+++ RECORD LIST +++

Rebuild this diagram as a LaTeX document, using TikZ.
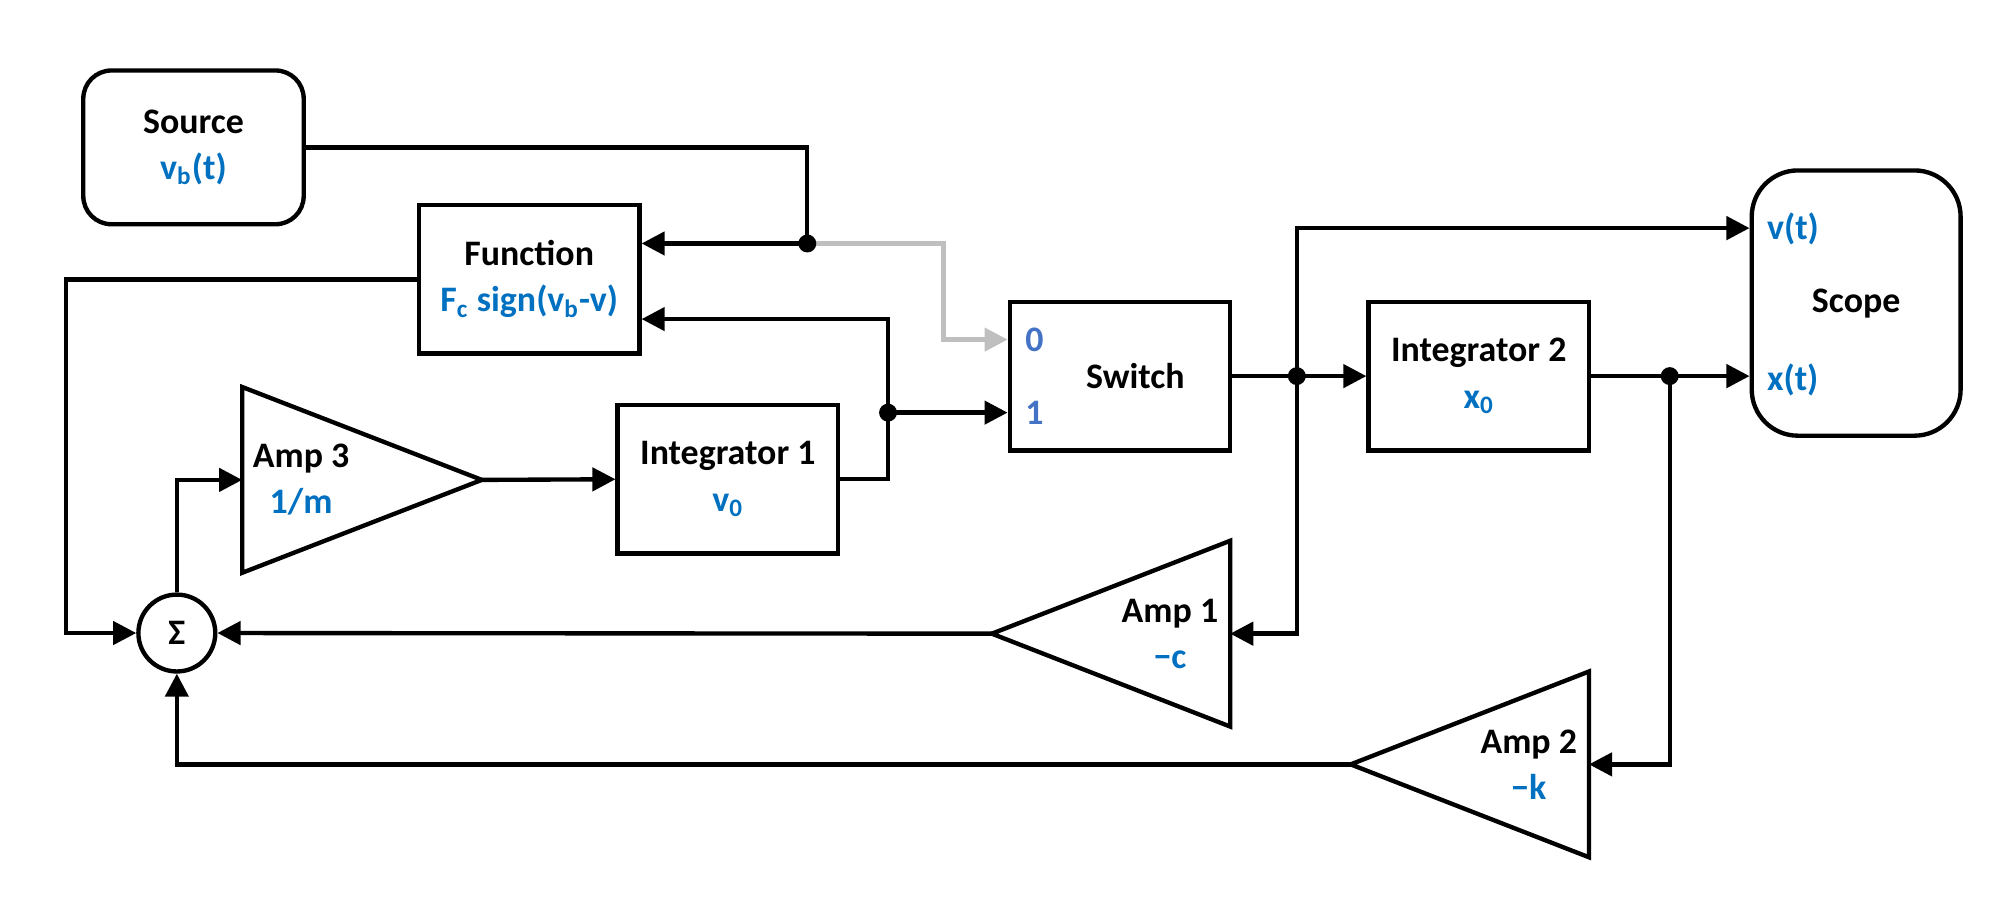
\documentclass[tikz,border=0pt]{standalone}
\usepackage{fontspec}
\setmainfont{Carlito}
\usetikzlibrary{arrows.meta}
\usetikzlibrary{calc}
\usetikzlibrary{positioning}
\definecolor{valblue}{HTML}{0070C0}
\definecolor{portblue}{HTML}{4472C4}
\definecolor{offgray}{HTML}{BFBFBF}
\newcommand{\val}[1]{\textcolor{valblue}{#1}}

\begin{document}
\begin{tikzpicture}[x=0.5pt, y=-0.5pt, line width=1.7pt,
        txt/.style={font=\fontsize{14}{18}\selectfont\bfseries, align=center, inner sep=0pt},
        block/.style={txt, draw, minimum width=86pt, minimum height=58pt},
        roundbox/.style={block, rounded corners=11pt, minimum height=60pt},
        sumnode/.style={draw, circle, minimum size=30pt, inner sep=0pt, font=\fontsize{14}{16}\selectfont\bfseries},
        port/.style={txt, text=portblue},
        sig/.style={-{Triangle[length=9pt, width=9pt]}},
        dot/.style={fill}]
        \useasboundingbox (0,0) rectangle (1567,706.2);

        % Blocks
        \node[roundbox] (src) at (151,115) {Source\\\val{v\textsubscript{b}(t)}};
        \node[block] (fn) at (413,218) {Function\\\val{F\textsubscript{c} sign(v\textsubscript{b}-v)}};
        \node[block] (int1) at (568,374) {Integrator 1\\\val{v\textsubscript{0}}};
        \node[block] (sw) at (874,293.5) {};
        \node[txt] (swtext) at ([xshift=6pt]sw.center) {Switch};
        \node[block] (int2) at (1154,293.5) {Integrator 2\\\val{x\textsubscript{0}}};
        \node[roundbox, rounded corners=18pt, minimum width=81.5pt, minimum height=103.5pt] (scope) at (1448.5,236.5) {Scope};
        \node[sumnode] (sum) at (138,494) {Σ};

        % Amplifiers
        \foreach \n/\bx/\ax/\y/\tx/\v in {3/189/376/374.5/235/{1/m}, 1/960/774/494.5/913/{−c}, 2/1240/1054/596.5/1193/{−k}} {
            \draw (\bx,\y-72.5) -- (\ax,\y) -- (\bx,\y+72.5) -- cycle;
            \coordinate (amp\n in) at (\bx,\y);
            \coordinate (amp\n out) at (\ax,\y);
            \node[txt] (amp\n text) at (\tx,\y) {Amp \n\\\val{\v}};
        }

        % Ports
        \coordinate (fnin1) at ($(fn.east)+(0,-28)$);
        \coordinate (fnin2) at ($(fn.east)+(0,31)$);
        \coordinate (swin0) at ($(sw.west)+(0,-28.5)$);
        \coordinate (swin1) at ($(sw.west)+(0,28.5)$);
        \coordinate (scv) at ($(scope.west)+(0,-58.5)$);
        \coordinate (scx) at (scope.west |- int2.east);
        \node[port] (lbl0) at ($(swin0)+(21,0)$) {0};
        \node[port] (lbl1) at ($(swin1)+(21,0)$) {1};
        \node[txt, anchor=west] (lblv) at ($(scv)+(12,1)$) {\val{v(t)}};
        \node[txt, anchor=west] (lblx) at ($(scx)+(12,3)$) {\val{x(t)}};

        % Junctions
        \coordinate (jsrc) at (630,190);
        \coordinate (j1) at (693,322);
        \coordinate (j2) at (1012,293.5);
        \coordinate (j3) at (1303,293.5);

        % Connectors
        \draw (src.east) -| (jsrc);
        \draw[sig] (jsrc) -- (jsrc -| fn.east);
        \draw[sig, offgray] (jsrc) -| ($(swin0)+(-50,0)$) -- (swin0);
        \draw[sig] (fn.west) -- ++(-274,0) |- (sum.west);
        \draw (int1.east) -| (j1);
        \draw[sig] (j1) |- (fnin2);
        \draw[sig] (j1) -- (swin1);
        \draw[sig] (amp3out) -- (int1.west);
        \draw[sig] (sum.north) |- (amp3in);
        \draw[sig] (sw.east) -- (int2.west);
        \draw[sig] (j2) |- (scv);
        \draw[sig] (j2) |- (amp1in);
        \draw[sig] (amp1out) -- (sum.east);
        \draw[sig] (int2.east) -- (scx);
        \draw[sig] (j3) |- (amp2in);
        \draw[sig] (amp2out) -| (sum.south);

        \foreach \j in {jsrc,j1,j2,j3}
            \fill (\j) circle (3.5pt);
    \end{tikzpicture}
\end{document}
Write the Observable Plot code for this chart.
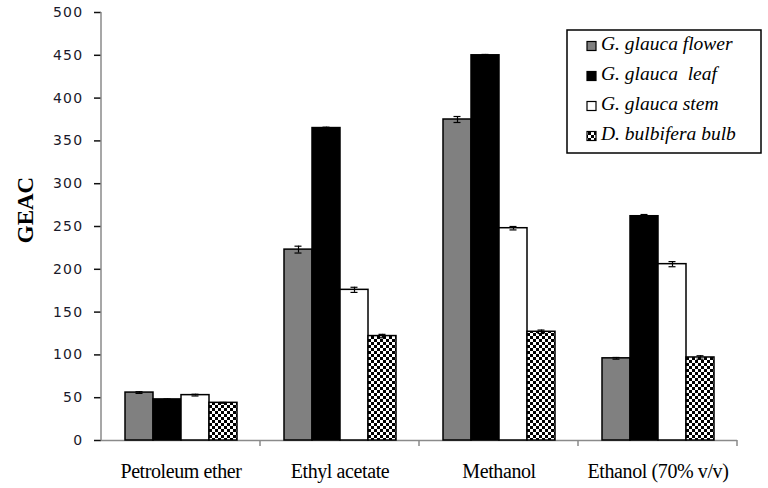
<!DOCTYPE html>
<html><head><meta charset="utf-8">
<script src="https://cdn.jsdelivr.net/npm/d3@7"></script>
<script src="https://cdn.jsdelivr.net/npm/@observablehq/plot@0.6"></script>
<style>body{margin:0;background:#fff} #chart{position:relative;width:768px;height:488px}</style>
</head><body><div id="chart"></div>
<script>
const categories = ["Petroleum ether", "Ethyl acetate", "Methanol", "Ethanol (70% v/v)"];
const series = ["G. glauca flower", "G. glauca  leaf", "G. glauca stem", "D. bulbifera bulb"];
const flower = [56, 223, 375, 96];
const leaf = [48, 365, 450, 262];
const stem = [53, 176, 248, 206];
const bulb = [44, 122, 127, 97];
const flowerErr = [1, 4, 3.5, 1];
const leafErr = [0.5, 1, 1, 2];
const stemErr = [1, 3, 2, 3];
const bulbErr = [0.5, 2, 2, 2];
const yTicks = [0, 50, 100, 150, 200, 250, 300, 350, 400, 450, 500];
const yLabel = "GEAC";

const values = [flower, leaf, stem, bulb];
const errors = [flowerErr, leafErr, stemErr, bulbErr];
const rows = [];
categories.forEach((c, i) => series.forEach((s, j) => rows.push({cat: c, series: s, value: values[j][i], err: errors[j][i]})));

const plot = Plot.plot({
  width: 768, height: 488,
  marginLeft: 99, marginRight: 30, marginTop: 12, marginBottom: 48,
  style: {fontFamily: "Liberation Serif", fontSize: "16px", color: "#111", background: "#fff"},
  fx: {domain: categories, paddingInner: 0, paddingOuter: 0, label: null, tickSize: 0, tickPadding: 23},
  x: {domain: series, axis: null, paddingInner: 0, paddingOuter: 0.76},
  y: {domain: [0, 500], ticks: yTicks, label: null, tickSize: 7, tickPadding: 11},
  color: {domain: series, range: ["#808080", "#000000", "#ffffff", "url(#checker)"]},
  marks: [
    Plot.ruleY([0], {stroke: "#8a8a8a", strokeWidth: 1.5}),
    Plot.barY(rows, {fx: "cat", x: "series", y: "value", fill: "series", stroke: "#000", strokeWidth: 1.5}),
    Plot.ruleX(rows, {fx: "cat", x: "series", y1: d => d.value - d.err, y2: d => d.value + d.err, stroke: "#000", strokeWidth: 1.2}),
    Plot.tickY(rows, {fx: "cat", x: "series", y: d => d.value + d.err, stroke: "#000", strokeWidth: 1.2, insetLeft: 10.5, insetRight: 10.5}),
    Plot.tickY(rows, {fx: "cat", x: "series", y: d => d.value - d.err, stroke: "#000", strokeWidth: 1.2, insetLeft: 10.5, insetRight: 10.5})
  ]
});

const svg = d3.select(plot);
const defs = svg.insert("defs", ":first-child");
const pat = defs.append("pattern").attr("id", "checker").attr("width", 6).attr("height", 6).attr("patternUnits", "userSpaceOnUse");
pat.append("rect").attr("width", 6).attr("height", 6).attr("fill", "#fff");
pat.append("rect").attr("width", 3).attr("height", 3).attr("fill", "#000");
pat.append("rect").attr("x", 3).attr("y", 3).attr("width", 3).attr("height", 3).attr("fill", "#000");

svg.selectAll('[aria-label="y-axis tick"]').attr("stroke", "#8a8a8a").attr("stroke-width", 1.5);
svg.selectAll('[aria-label="y-axis tick label"]').attr("font-family", "DejaVu Sans").attr("font-size", 14).attr("letter-spacing", 1.3).attr("fill", "#1a1a2a");
svg.selectAll('[aria-label="fx-axis tick label"]').attr("font-family", "Liberation Serif").attr("font-size", 20).attr("letter-spacing", -0.4).attr("fill", "#000");

const y = plot.scale("y"), fx = plot.scale("fx");
const y0 = y.apply(0), yTop = y.apply(500);
const axisG = svg.append("g").attr("stroke", "#8a8a8a").attr("stroke-width", 1.5);
axisG.append("line").attr("x1", fx.apply(categories[0])).attr("x2", fx.apply(categories[0])).attr("y1", y0 + 0.5).attr("y2", yTop);
categories.forEach(c => {
  const xb = fx.apply(c) + fx.bandwidth;
  axisG.append("line").attr("x1", xb).attr("x2", xb).attr("y1", y0).attr("y2", y0 + 6);
});

svg.append("text").attr("transform", `translate(28,210) rotate(-90)`).attr("text-anchor", "middle").attr("dominant-baseline", "middle")
  .attr("font-family", "Liberation Serif").attr("font-weight", "bold").attr("font-size", 23).attr("fill", "#000").text(yLabel);

const color = plot.scale("color");
const lg = svg.append("g").attr("text-anchor", "start");
lg.append("rect").attr("x", 567).attr("y", 30).attr("width", 194).attr("height", 123).attr("fill", "#fff").attr("stroke", "#000").attr("stroke-width", 1.5);
series.forEach((s, i) => {
  const cy = 46 + i * 30;
  lg.append("rect").attr("x", 587).attr("y", cy - 4.5).attr("width", 9).attr("height", 9).attr("fill", color.apply(s)).attr("stroke", "#000").attr("stroke-width", 1.2);
  lg.append("text").attr("x", 601).attr("y", cy).attr("text-anchor", "start").attr("dominant-baseline", "middle").attr("font-family", "Liberation Serif").attr("font-style", "italic")
    .attr("font-size", 19.5).attr("fill", "#000").style("white-space", "pre").text(s);
});

document.getElementById("chart").appendChild(plot);
</script>
</body></html>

+++

In the material above, show every line where the word "this" turns up.

Rebuild this diagram as a LaTeX document, using TikZ.
Write the Observable Plot code for this chart.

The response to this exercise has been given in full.